Last week I wrote about Conflicts of Interest in the Workplace where I talked about the need for employers to establish a workplace conflict of interest program. I though I'd take some time to outline how to get an effective conflict of interest program started. It's important to have a program in place that allows employees to report and seek guidance and resolution to potential conflicts they may have.
When creating a conflict resolution program it is important to remember every company needs a strong policy and procedure addressing what is expected of employees. These policies need to be updated and issued on a regular basis and contain a signature page where the employee acknowledges having read and comprehends the policy.

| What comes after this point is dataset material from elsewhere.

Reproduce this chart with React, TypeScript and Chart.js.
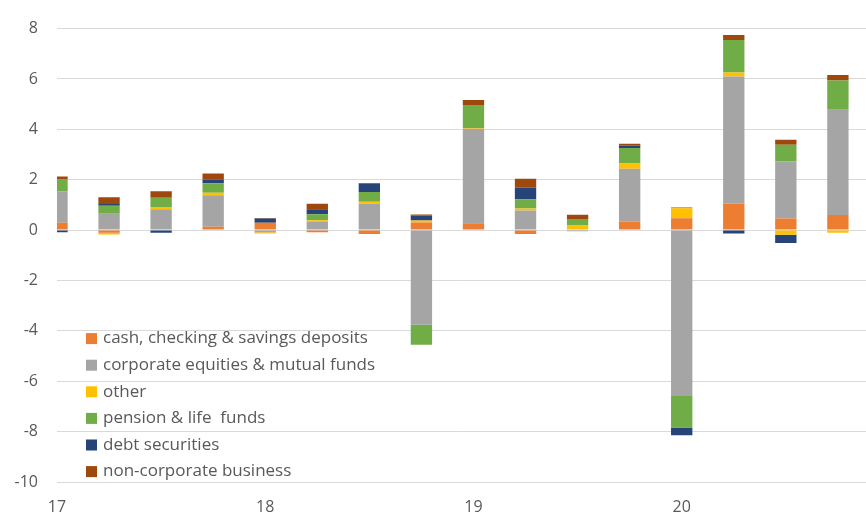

When creating a potential conflict of interest program I advise companies to have formal plan for, not only, existing employees but also of potential new-hires. Ideally, in the case of a new-hire, the form is filled out and reviewed as part of the new-hire background hiring process. It's better to deal with these issues before the employee is brought on board.
For reasons of confidentiality and continuity the conflict reporting program should directly flow upwards to the decision makers who are directly tasked with conflict resolution. A conflict declaration form should at least contain:
- An area for the employee to explain the potential conflict
- Whether or not the employee has disclosed a previous conflict of interest
- The employee's signature
- Business location or unit number and telephone contact numbers
The decision maker then reviews the form and notes whether or not there is a conflict of interest and the necessary controls or restrictions (if any) that have been put into place to resolve the conflict.
The conflict form is sent to the business unit manager who then reviews the decision and makes sure the policy/decision is carried out. A copy of the conflict and decision is signed by the employee and reviewer and placed in the employee's HR file.
I'm aware of companies who, on a yearly basis, require their employee to read, update and sign a form disclosing they are not aware of any potential conflicts of interest - these forms also become part of the HR file. They also require management to conduct annual ethics and conflict of interest training.